3.2. Conduct of the Business of the Company Pending the Closing Date. The
Company agrees that, except as express permitted by this Agreement or
otherwise consented to or approved in writing by Acquiror, during the period
from the date hereof to the Effective Time:
(a) The Company will and will cause each of its Subsidiaries to conduct
their respective operations only in the ordinary course of business consistent
with past practice (subject, in any event, to the provisions of paragraph (c)

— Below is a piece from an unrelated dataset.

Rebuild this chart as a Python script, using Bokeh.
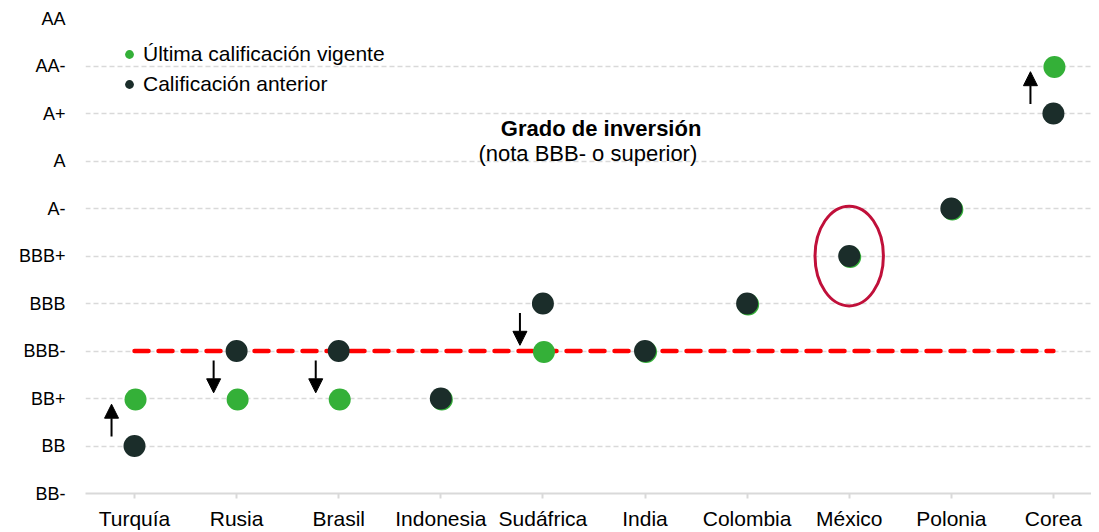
from bokeh.plotting import figure
from bokeh.models import (ColumnDataSource, FixedTicker, Legend, LegendItem, Arrow,
                          NormalHead, Label, Range1d)
from bokeh.transform import dodge
from bokeh.embed import file_html
from bokeh.resources import INLINE

# ---------------- data ----------------
paises = ["Turquía", "Rusia", "Brasil", "Indonesia", "Sudáfrica",
          "India", "Colombia", "México", "Polonia", "Corea"]
escala = ["BB-", "BB", "BB+", "BBB-", "BBB", "BBB+", "A-", "A", "A+", "AA-", "AA"]
ultima = ["BB+", "BB+", "BB+", "BB+", "BBB-", "BBB-", "BBB", "BBB+", "A-", "AA-"]
anterior = ["BB", "BBB-", "BBB-", "BB+", "BBB", "BBB-", "BBB", "BBB+", "A-", "A+"]
grado_inversion = "BBB-"
destacado = "México"
titulo_nota = "Grado de inversión"
subtitulo_nota = "(nota BBB- o superior)"

FONT = "Liberation Sans"
VERDE = "#34b038"
OSCURO = "#1b2d2a"

xi = list(range(len(paises)))
y_ult = [escala.index(v) for v in ultima]
y_ant = [escala.index(v) for v in anterior]

src = ColumnDataSource(dict(x=xi, ult=y_ult, ant=y_ant, pais=paises))

p = figure(width=1091, height=532, output_backend="svg", toolbar_location=None,
           x_range=Range1d(-0.48, 9.373), y_range=Range1d(0, len(escala) - 1),
           min_border_left=85, min_border_right=0, min_border_top=18, min_border_bottom=38)
p.outline_line_color = None
p.background_fill_color = "white"
p.border_fill_color = "white"

# axes
p.xaxis.ticker = FixedTicker(ticks=xi)
p.xaxis.major_label_overrides = {i: n for i, n in enumerate(paises)}
p.xaxis.axis_line_color = "#d9d9d9"
p.xaxis.axis_line_width = 2
p.xaxis.major_tick_line_color = "#d9d9d9"
p.xaxis.major_tick_line_width = 2
p.xaxis.major_tick_in = 0
p.xaxis.major_tick_out = 5
p.xaxis.minor_tick_line_color = None
p.xaxis.major_label_standoff = 8
p.xaxis.major_label_text_font = FONT
p.xaxis.major_label_text_font_size = "21px"
p.xaxis.major_label_text_color = "#000000"

p.yaxis.ticker = FixedTicker(ticks=list(range(len(escala))))
p.yaxis.major_label_overrides = {i: n for i, n in enumerate(escala)}
p.yaxis.axis_line_color = None
p.yaxis.major_tick_line_color = None
p.yaxis.minor_tick_line_color = None
p.yaxis.major_label_standoff = 14
p.yaxis.major_label_text_font = FONT
p.yaxis.major_label_text_font_size = "18px"
p.yaxis.major_label_text_color = "#000000"

p.xgrid.grid_line_color = None
p.ygrid.ticker = FixedTicker(ticks=list(range(1, len(escala))))
p.ygrid.grid_line_color = "#d9d9d9"
p.ygrid.grid_line_width = 1.5
p.ygrid.grid_line_dash = "5 3"

# investment grade threshold line
g = escala.index(grado_inversion)
p.line(x=[xi[0], xi[-1]], y=[g, g], line_color="#ff0000", line_width=4.5,
       line_dash="14 10", line_cap="round")

# points
r_ult = p.scatter(x=dodge("x", 0.01, range=p.x_range), y=dodge("ult", -0.02, range=p.y_range),
                  source=src, size=22, fill_color=VERDE, line_color=None)
r_ant = p.scatter(x="x", y="ant", source=src, size=22, fill_color=OSCURO, line_color=None)

# arrows for changes
ax, ays, aye = [], [], []
for i, (a, u) in enumerate(zip(y_ant, y_ult)):
    if a != u:
        d = 1 if u > a else -1
        ax.append(i - 0.225)
        ays.append(a + 0.2 * d)
        aye.append(u - 0.12 * d)
asrc = ColumnDataSource(dict(x=ax, ys=ays, ye=aye))
p.add_layout(Arrow(end=NormalHead(size=14, fill_color="black", line_color="black", line_width=1),
                   x_start="x", y_start="ys", x_end="x", y_end="ye", source=asrc,
                   line_color="black", line_width=2))

# highlight ellipse
k = paises.index(destacado)
p.ellipse(x=[k], y=[y_ant[k]], width=0.67, height=2.1, fill_color=None,
          line_color="#c0103a", line_width=3)

# annotation
p.add_layout(Label(x=4.57, y=7.69, text=titulo_nota, text_font=FONT, text_font_size="22px",
                   text_font_style="bold", text_align="center", text_baseline="middle",
                   text_color="#000000"))
p.add_layout(Label(x=4.44, y=7.16, text=subtitulo_nota, text_font=FONT, text_font_size="22px",
                   text_align="center", text_baseline="middle", text_color="#000000"))

# legend
legend = Legend(items=[LegendItem(label="Última calificación vigente", renderers=[r_ult]),
                       LegendItem(label="Calificación anterior", renderers=[r_ant])],
                location=(33, 397), orientation="vertical",
                glyph_width=22, glyph_height=24, spacing=6, padding=0, margin=0,
                label_standoff=3, label_text_font=FONT, label_text_font_size="21px",
                label_text_color="#000000", border_line_color=None,
                background_fill_alpha=0)
p.add_layout(legend)

open("out.html", "w").write(file_html(p, INLINE))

below) and will use its best efforts to preserve intact their respective
business organizations, keep available the services of their officers and
employees and maintain satisfactory relationships with licensors, suppliers,
distributors, customers, clients and others having business relationships with
them.
(b) The Company shall not, and shall not permit any of its Subsidiaries to,
take any action, engage in any transactions or enter into any agreement which
would adversely affect or delay in any Material respect the ability of
Acquiror or the Company to obtain any necessary approvals, consents or waivers
of any governmental authority required for the transactions contemplated
hereby or to perform its covenants and agreements on a timely basis under this
Agreement.
(c) The Company will not and will not permit any of its Subsidiaries to:
(i) other than in the ordinary course of business consistent with past
practice, incur any indebtedness for borrowed money, assume, guarantee,
endorse or otherwise as an accommodation become responsible for the
obligations of any other Person, or make any loan or advance;
(ii) (A) adjust, split, combine or reclassify any capital stock; (B)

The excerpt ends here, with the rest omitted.